For some Prince Edward Island graduates with a science degree, the chance to study medicine at UPEI provides a more accessible option in Atlantic Canada.
Last week, UPEI announced a partnership with Memorial University in Newfoundland and Labrador to open a faculty of medicine for 20 Island residents, including an Indigenous Islander, beginning in September 2023.
There are only 10 seats currently available for Islanders to study medicine at two Atlantic universities.
"Having these 20 seats will give us double the opportunities to get into medical school," said Islander Aly Inman, who completed a bachelor of psychology at UPEI and a master of applied health services research at Memorial.
"It'll give us the opportunity to study on our island, which will give us more opportunities to connect within our own health-care system and be able to grow our roots down to become practitioners here eventually in the future."
Few seats to study medicine
Inman has always wanted to study medicine. He said he's spent the last two years applying for seats to medical programs at Memorial and Dalhousie University in Nova Scotia, but is on a waiting list.
"Due to the limited amount of seats, there tends to be a number of people wait-listed year after year."
Both he and his sister want to study medicine. He's glad there's an easier route for her to pursue the degree.
"I've been on this journey trying to get into med school for a couple of years now, and she's starting her journey now," he said.
"This, hopefully, will help her, and give her an opportunity to not have to wait as long to get into the career she wants to do."
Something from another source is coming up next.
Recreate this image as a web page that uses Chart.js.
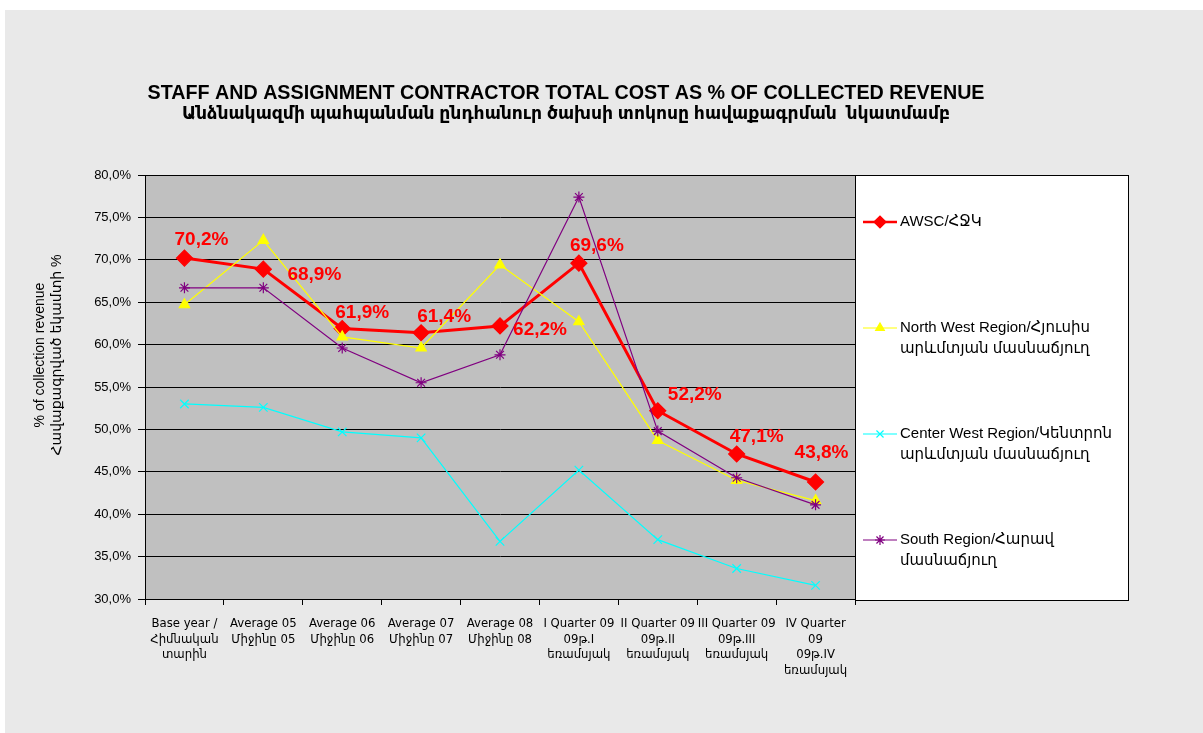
<!DOCTYPE html>
<html>
<head>
<meta charset="utf-8">
<script src="https://cdn.jsdelivr.net/npm/chart.js@4.4.1/dist/chart.umd.min.js"></script>
<style>
  html, body { margin: 0; padding: 0; background: #ffffff; width: 1203px; height: 733px; overflow: hidden; }
  #bg { position: absolute; left: 5px; top: 10px; right: 0; bottom: 0; background: #e9e9e9; }
  #wrap { position: absolute; left: 0; top: 0; width: 1203px; height: 733px; }
</style>
</head>
<body>
<div id="bg"></div>
<div id="wrap"><canvas id="c" width="1203" height="733"></canvas></div>
<script>
// ---- Data ----
const categories = [
  ['Base year /', 'Հիմնական', 'տարին'],
  ['Average 05', 'Միջինը 05'],
  ['Average 06', 'Միջինը 06'],
  ['Average 07', 'Միջինը 07'],
  ['Average 08', 'Միջինը 08'],
  ['I Quarter 09', '09թ.I', 'եռամսյակ'],
  ['II Quarter 09', '09թ.II', 'եռամսյակ'],
  ['III Quarter 09', '09թ.III', 'եռամսյակ'],
  ['IV Quarter', '09', '09թ.IV', 'եռամսյակ']
];
const awsc       = [70.2, 68.9, 61.9, 61.4, 62.2, 69.6, 52.2, 47.1, 43.8];
const northWest  = [64.7, 72.3, 60.9, 59.6, 69.4, 62.7, 48.7, 44.0, 41.6];
const centerWest = [53.0, 52.6, 49.7, 49.0, 36.8, 45.2, 37.0, 33.6, 31.6];
const south      = [66.7, 66.7, 59.6, 55.5, 58.8, 77.4, 49.8, 44.3, 41.1];
const seriesNames = [
  ['AWSC/ՀՋԿ'],
  ['North West Region/Հյուսիս', 'արևմտյան մասնաճյուղ'],
  ['Center West Region/Կենտրոն', 'արևմտյան մասնաճյուղ'],
  ['South Region/Հարավ', 'մասնաճյուղ']
];
const titleLines = [
  'STAFF AND ASSIGNMENT CONTRACTOR TOTAL COST AS % OF COLLECTED REVENUE',
  'Անձնակազմի պահպանման ընդհանուր ծախսի տոկոսը հավաքագրման  նկատմամբ'
];
const yAxisTitle = ['% of collection revenue', 'Հավաքագրված եկամտի %'];
const yMin = 30, yMax = 80, yStep = 5;

// ---- Styling ----
const SANS = '"Liberation Sans", Arial, "DejaVu Sans", sans-serif';
const NARROW = '"Liberation Sans Narrow", "DejaVu Sans Condensed", "Liberation Sans", "DejaVu Sans", sans-serif';

// label offsets relative to each AWSC point (layout only)
const labelOffsets = [[17,-18],[51,6],[20,-16],[23,-16],[40,4],[18,-17],[37,-16],[20,-17],[6,-29]];

const plotBgPlugin = {
  id: 'plotBg',
  beforeDraw(chart) {
    const {ctx, chartArea: a} = chart;
    ctx.save();
    ctx.fillStyle = '#c0c0c0';
    ctx.fillRect(a.left, a.top, a.right - a.left, a.bottom - a.top);
    ctx.restore();
  },
  afterDatasetsDraw(chart) {
    const {ctx, chartArea: a} = chart;
    ctx.save();
    ctx.strokeStyle = '#000';
    ctx.lineWidth = 1;
    ctx.strokeRect(a.left + 0.5, a.top + 0.5, a.right - a.left, a.bottom - a.top);
    ctx.restore();
  }
};

const textPlugin = {
  id: 'texts',
  afterDraw(chart) {
    const ctx = chart.ctx;
    const a = chart.chartArea;
    ctx.save();
    // Title
    ctx.fillStyle = '#000';
    ctx.textAlign = 'center';
    ctx.textBaseline = 'middle';
    ctx.font = 'bold 20px ' + SANS;
    ctx.fillText(titleLines[0], 566, 93, 837);
    ctx.font = 'bold 17.5px ' + SANS;
    ctx.fillText(titleLines[1], 566, 114, 768);
    // Y axis title (rotated)
    ctx.font = '14px ' + SANS;
    ctx.translate(48, 355);
    ctx.rotate(-Math.PI / 2);
    ctx.fillText(yAxisTitle[0], 0, -8);
    ctx.fillText(yAxisTitle[1], 0, 9);
    ctx.restore();

    // Data labels for AWSC
    const meta = chart.getDatasetMeta(0);
    ctx.save();
    ctx.font = 'bold 19px ' + SANS;
    ctx.fillStyle = '#ff0000';
    ctx.textAlign = 'center';
    ctx.textBaseline = 'middle';
    meta.data.forEach((pt, i) => {
      const v = chart.data.datasets[0].data[i];
      const o = labelOffsets[i];
      ctx.fillText(v.toFixed(1).replace('.', ',') + '%', pt.x + o[0], pt.y + o[1]);
    });
    ctx.restore();

    // Legend box
    const lx = a.right, ly = a.top, lw = 273, lh = a.bottom - a.top + 1;
    ctx.save();
    ctx.fillStyle = '#ffffff';
    ctx.fillRect(lx, ly, lw, lh);
    ctx.strokeStyle = '#000';
    ctx.lineWidth = 1;
    ctx.strokeRect(lx + 0.5, ly + 0.5, lw, lh);
    chart.data.datasets.forEach((ds, i) => {
      const cy = ly + 47 + i * 106;
      ctx.strokeStyle = ds.borderColor;
      ctx.lineWidth = Math.min(ds.borderWidth, 2.5);
      ctx.beginPath();
      ctx.moveTo(lx + 8, cy);
      ctx.lineTo(lx + 42, cy);
      ctx.stroke();
      ctx.fillStyle = ds.pointBackgroundColor;
      ctx.strokeStyle = ds.pointBorderColor;
      ctx.lineWidth = ds.pointBorderWidth || 1;
      Chart.helpers.drawPoint(ctx, {
        pointStyle: ds.pointStyle,
        radius: i === 0 ? 6 : 5,
        rotation: 0,
        borderWidth: ds.pointBorderWidth || 1
      }, lx + 25, cy);
      ctx.fillStyle = '#000';
      ctx.font = '15px ' + SANS;
      ctx.textAlign = 'left';
      ctx.textBaseline = 'middle';
      seriesNames[i].forEach((line, j) => {
        ctx.fillText(line, lx + 45, cy + j * 21);
      });
    });
    ctx.restore();
  }
};

function mkDataset(idx, data, color, width, style, radius, fill) {
  return {
    label: seriesNames[idx].join(' '),
    data: data,
    borderColor: color,
    backgroundColor: color,
    borderWidth: width,
    pointStyle: style,
    pointRadius: radius,
    pointHoverRadius: radius,
    pointBackgroundColor: fill,
    pointBorderColor: color,
    pointBorderWidth: 1.2,
    tension: 0,
    order: 4 - idx
  };
}

new Chart(document.getElementById('c'), {
  type: 'line',
  data: {
    labels: categories,
    datasets: [
      mkDataset(0, awsc, '#ff0000', 3, 'rectRot', 8, '#ff0000'),
      mkDataset(1, northWest, '#ffff00', 1.2, 'triangle', 6, '#ffff00'),
      mkDataset(2, centerWest, '#00ffff', 1.2, 'crossRot', 6, '#00ffff'),
      mkDataset(3, south, '#800080', 1.2, 'star', 5.5, '#800080')
    ]
  },
  options: {
    responsive: false,
    animation: false,
    devicePixelRatio: 1,
    layout: { padding: { left: 0, top: 175, right: 348, bottom: 0 } },
    plugins: {
      legend: { display: false },
      title: { display: false },
      tooltip: { enabled: false }
    },
    scales: {
      x: {
        offset: true,
        grid: { offset: true, drawOnChartArea: false, drawTicks: true, tickLength: 6, color: '#000' },
        border: { color: '#000' },
        ticks: {
          color: '#000',
          font: { family: NARROW, size: 13 },
          maxRotation: 0, minRotation: 0, autoSkip: false,
          padding: 11
        },
        afterFit(scale) { scale.height = 134; }
      },
      y: {
        min: yMin, max: yMax,
        grid: { color: '#000', lineWidth: 1, drawTicks: true, tickLength: 7 },
        border: { color: '#000' },
        ticks: {
          stepSize: yStep,
          color: '#000',
          font: { family: SANS, size: 13 },
          padding: 7,
          callback: v => v.toFixed(1).replace('.', ',') + '%'
        },
        afterFit(scale) { scale.width = 145; }
      }
    }
  },
  plugins: [plotBgPlugin, textPlugin]
});
</script>
</body>
</html>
Their mother is a registered nurse, Inman said. His passion for medical science grew from having great role models in health care.
"I've just had some experiences with the health care system and learned how important it's been to have a great physician who is there for you and you can confide in them and feel comfortable sharing your stories with them, and have somebody to lean on to be able to help you navigate the health-care system." - Aly Inman
"Sometimes, these are in times when you're very vulnerable and experiencing great difficulties and I wanted to be able to do that for other people as I had great role models for physicians growing up."
Although the new faculty only provides a chance for Island residents, there are international students and graduates in P.E.I. who would prefer to study medicine in the province.
Nigeria's Emmanuel Egwuatu is one of them. He graduated from UPEI this year with a biology degree.
He said he's applied to become a permanent resident in P.E.I., and Canada, and hopes to get a seat to study medicine at UPEI. Studying medicine has always been the end goal of his post-secondary education.
"The Island is a nice place to stay and you feel more connected to the people than other places in Canada," he said.
"I think people studying medicine here would really want to practice on the Island than in other places."
Egwuatu said he's OK with the faculty being only available for Island residents, including an Indigenous person. He hopes there will be seats for international students after the pilot year.
Faculty will provide doctors for P.E.I.
The faculty will help alleviate the doctor shortage on P.E.I., he said. He said most people tend to pursue careers in the place where they studied.
"I was planning on going outside the province to study medicine, and the chances are where I study medicine is where I am going to work for at least maybe two or more years," he said.
"I think that's the same mindset with every other person."
Inman agrees. Having a medicine faculty will provide doctors for underserved areas, he said.
"It's going to help us to provide more physicians to rural areas in P.E.I. where there are vacancies, and I think it's just going to recruit more and retain more physicians for P.E.I."